• Une histoire de jardinier - I Le décor

     Il s'agit à présent de lire le récit dans le décor de sa formulation.

    Historiquement, le récit des origines traduit la réponse intuitive à la question essentielle que l'homme ne cesse de se poser : pourquoi cela est-il comme cela ; pourquoi le mal, la peine, la douleur ; pourquoi sommes-nous mortels ?

    Des  mythes plus anciens encore, vieux de plus de six mille ans, ont répondu en affirmant que l'homme était né du besoin des dieux de disposer de serviteurs efficaces. L'homme aurait été créé par le sacrifie d'un dieu inférieur permettant de conférer à la pâte humaine une parcelle de divinité efficace pour le service divin. Tel fut la réponse de la Mésopotamie antique, en arrière-fond du récit biblique. La vie humaine n'avait d'autre fonction que le service des dieux, qui de temps à autre décidaient de châtier l'indiscipline et la désobéissance de leurs caudataires en leur infligeant des maux divers, ou en laissant par caprice sadique des démons inférieurs torturer l'homme sans raison.

    L'arbitraire divin émergea peu à peu de l'absurdité fatale et tragique et se présenta comme étant le châtiment du violement d'une quelconque loi sacrée. L'arbitraire sacré demeurait pourtant ; l'humain, ne sachant pas encore quelle loi, lui ou son frère ou encore son ancêtre avaient violée pour être ainsi châtié, devait se contenter de savoir qu'une transgression avait été commise. Le châtiment, au sens de la responsabilité collective ou individuelle, précédait alors la connaissance de la loi.

    La question essentielle du pourquoi étant de fait l'expression d'un souci pratique - quelles valeurs devons-nous attribuer à cela, quel sens y donner, comment nous comporter face à cela qui est, face à nous-mêmes, face à soi-même, que faire pour éviter le mal qui me nuit et accroître le bien qui me profite - si l'homme comprend qu'il est l'objet d'un châtiment, il ne manquera pas de se poser la question de la connaissance de la loi violée, pour éviter une récidive ou un nouveau châtiment. Si l'homme comprend qu'il est le jouet de dieux capricieux, il se pose la question de l'efficacité des moyens pour séduire, amadouer et calmer ses dieux, pour prévoir leurs caprices.

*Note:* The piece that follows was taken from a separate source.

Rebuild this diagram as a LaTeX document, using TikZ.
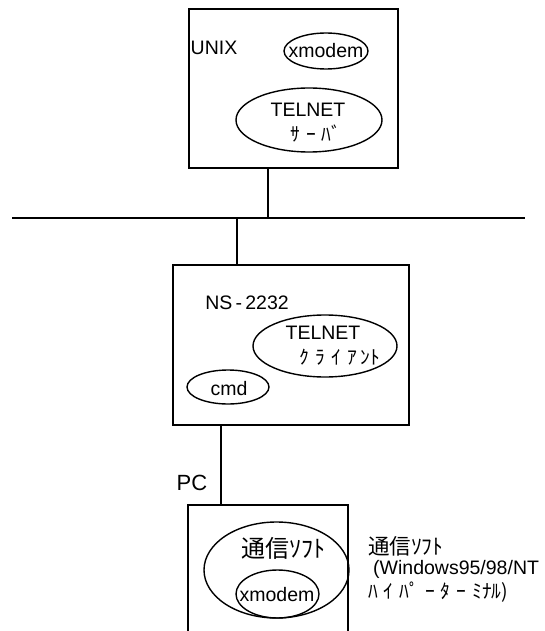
\documentclass[tikz,border=0pt]{standalone}
\usepackage{fontspec}
\setmainfont{Liberation Sans}
\newfontfamily\jp{Noto Sans CJK JP}
\usetikzlibrary{shapes.geometric}
\begin{document}
\begin{tikzpicture}[x=1pt,y=-1pt,
  box/.style={draw, rectangle, line width=1.4pt, inner sep=0pt},
  ell/.style={draw, ellipse, line width=1.4pt, inner sep=0pt},
  wire/.style={line width=1.4pt},
  lbl/.style={inner sep=0pt, font=\fontsize{19.5}{22}\selectfont}]
\clip (0,0) rectangle (545,631);
\fill[white] (0,0) rectangle (545,631);
% boxes
\node[box, minimum width=209pt, minimum height=159pt] (unix) at (293.5,88.5) {};
\node[box, minimum width=236pt, minimum height=160pt] (ns) at (291,345) {};
\node[box, minimum width=160pt, minimum height=160pt] (pc) at (268,585) {};
% bus and connectors
\coordinate (busL) at (12,218);
\coordinate (busR) at (525,218);
\draw[wire] (busL) -- (busR);
\coordinate (t1) at (268,218);
\coordinate (t2) at (237,218);
\coordinate (t3) at (221,0);
\draw[wire] (t1 |- unix.south) -- (t1);
\draw[wire] (t2) -- (t2 |- ns.north);
\draw[wire] (t3 |- ns.south) -- (t3 |- pc.north);
% UNIX box
\node[lbl] (unixl) at (214,48) {UNIX};
\node[ell, minimum width=84pt, minimum height=36pt] (xm1) at (326,51) {};
\node[lbl] (xm1t) at (326,51) {xmodem};
\node[ell, minimum width=146pt, minimum height=64pt] (tsv) at (309,120) {};
\node[lbl] (tsvt1) at (308,110) {TELNET};
\node[lbl] (tsvt2) at (316,134) {\jp ｻ\hspace{6pt}ｰ\hspace{6pt}ﾊﾞ};
% NS-2232 box
\node[lbl] (nsl) at (247,303) {NS\,-\,2232};
\node[ell, minimum width=144pt, minimum height=62pt] (tcl) at (325,346) {};
\node[lbl] (tclt1) at (323,333) {TELNET};
\node[lbl] (tclt2) at (340,357) {\jp ｸ\hspace{6pt}ﾗ\hspace{6pt}ｲ\hspace{6pt}ｱ\hspace{4pt}ﾝﾄ};
\node[ell, minimum width=82pt, minimum height=34pt] (cmd) at (228,387) {};
\node[lbl] (cmdt) at (229,389) {cmd};
% PC
\node[lbl, font=\fontsize{22}{24}\selectfont] (pcl) at (192,483) {PC};
\node[ell, minimum width=145pt, minimum height=96pt] (soft) at (276.5,570) {};
\node[lbl, font=\fontsize{24}{26}\selectfont] (softt) at (283,548) {\jp 通信ｿﾌﾄ};
\node[ell, minimum width=83pt, minimum height=48pt] (xm2) at (277.5,594) {};
\node[lbl] (xm2t) at (277,595) {xmodem};
% right note
\node[lbl, anchor=west, font=\fontsize{21.5}{23}\selectfont] (n1) at (368,546) {\jp 通信ｿﾌﾄ};
\node[lbl, anchor=west] (n2) at (373,569) {(Windows95/98/NT};
\node[lbl, anchor=west] (n3) at (368,592) {\jp ﾊ\hspace{6pt}ｲ\hspace{6pt}ﾊﾟ\hspace{6pt}ｰ\hspace{6pt}ﾀ\hspace{6pt}ｰ\hspace{6pt}ﾐﾅﾙ)};
\end{tikzpicture}
\end{document}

    Aussi doit-il se faire le devin et l'interprète de la volonté divine. L'un des moyens consiste à prêter aux dieux des passions humaines, connues et partant prévisibles : amour, haine, crainte et pitié, colère et envie. L'une des plus puissantes est la jalousie ; les dieux n'aiment pas que l'homme veuille devenir comme eux ou entrer en concurrence avec eux, comme le maître humain veille à ce que son valet ne devienne le maître à sa place. Alors les dieux ne manquent jamais de châtier avec une extrême sévérité - la sévérité du châtiment soulignant l'importance de la loi -, celui qui se rend coupable d'hybris, d'orgueil métaphysique - châtiment extrême réservé aux puissants, qui permettra d'expliquer la chute des rois qui paraissaient omnipotents dans leur village -.

    Le moyen le plus efficace cependant pour connaître l'état d'humeur et la volonté du divin réside dans l'interpellation du dieu pour en obtenir une réponse claire. Alors le dieu répond par des signes, que l'homme traduit en paroles d'homme, ou par des paroles qui sont paroles d'homme, que l'homme prête aux dieux. Ce que veux-tu métaphysique n'est toutefois qu'une variation péremptoire de l'interrogation première pourquoi.

    À cette question, le récit biblique répond en cristallisant les anciens mythes de la terre des deux fleuves, mais il répond de manière neuve, radicale. Le pragmatisme s'élève à la métaphysique.

    La responsabilité collective est étendue au genre humain, par le violement de la loi commis par le premier homme, l'ancêtre de tous les hommes, comme figure de l'homme dans son principe, dans son essence. Le dieu, désormais un, condense en sa personne les anciens dieux. La loi violée est celle qui irrite au plus haut des cieux les dieux et partant elle est la loi fondamentale, l'hybris sanctionnée par un dieu jaloux de son état. Aussi l'homme est-il responsable de son état, de toute éternité et à jamais.